The radio emission from TDEs is caused by the material that survives the disruption of the star and is ejected away from the SMBH. This stellar material runs into the ambient density surrounding the SMBH, causing shocks inside the material. These shocks give rise to synchrotron radiation, an emission caused by free electrons in a plasma spiraling around magnetic field lines. Directly related to the density and energy of the material, the synchrotron radiation is emitted across the radio spectrum, typically at <10 GHz, making it an excellent choice for instruments like the Very Large Array.
Second peak, second life?
Although we know about a third of the material from the star is ejected away from the SMBH after the disruption, we do not understand how the SMBH launched this material. For example, SMBHs in active galactic nuclei (AGN) can launch powerful relativistic jets as they accrete massive amounts of material. Or, in a less energetic scenario, a jet does not have to be launched, and the outflows are in all directions and essentially non-relativistic. In yet another situation, the delayed formation of an accretion disk may induce a relativistic jet to be launched much later than the initial disruption. To complicate matters further, it is almost certain that TDEs do not originate from an underlying homogeneous population and that a spectrum of disruption scenarios results in many different ejecta geometries.

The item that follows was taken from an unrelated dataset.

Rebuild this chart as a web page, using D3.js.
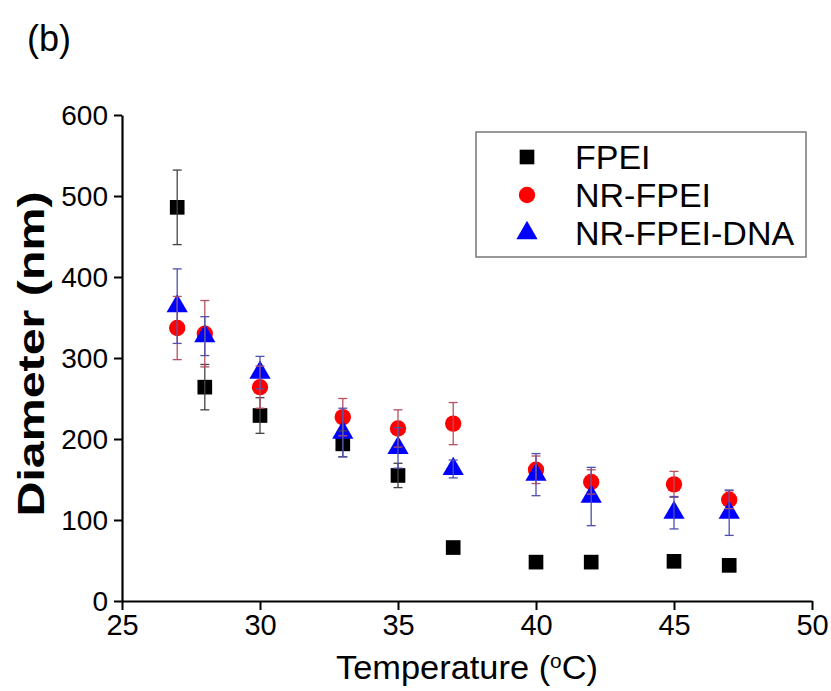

Today’s paper uses the non-relativistic approach to model the TDE scenario. The authors model a shock quasi-spherically propagating through a radially decreasing density circumnuclear medium that reaches a constant density interstellar medium (ISM). Using a standard set of code and modeling packages for synchrotron emission, they produce light curves for what this model should look like. In this model, there are two peaks caused by differing effects. The radio emission is “self-absorbed” in the first peak and transitions to optically thin, eventually peaking. By measuring the peak frequency and luminosity, we can estimate the radius of the outflow and local circumnuclear medium density. Then, depending on how steep the spectral index of the radial density profile is of the circumnuclear medium, the light curve will fall and eventually reach a minimum at the Bondi radius of the SMBH. At this point, the radial density profile becomes flat (i.e., constant density ISM), and the radio light curve will rise again as the shock wave sweeps up material. The brightness will continue to increase until the swept-up mass is comparable to the mass from the original ejected outflow and decreases indefinitely.
How does this model compare to some real scenarios? The authors of today’s paper select two well-known events from the literature and gather radio observations to compare with their light curves. When comparing AT2019dsg and AT2020vwl, the double-peaked feature is evident in both light curves, as seen in Figure 5 of today’s paper. The authors note that while the rapid t3 initial rise is well-explained for both sources, other radio-loud TDEs, such as AT2018hyz, rise even faster like t5 and thus are better candidates for relativistic models. The authors state that further observations at even later times will enable improvements to this model and constrain their parameters.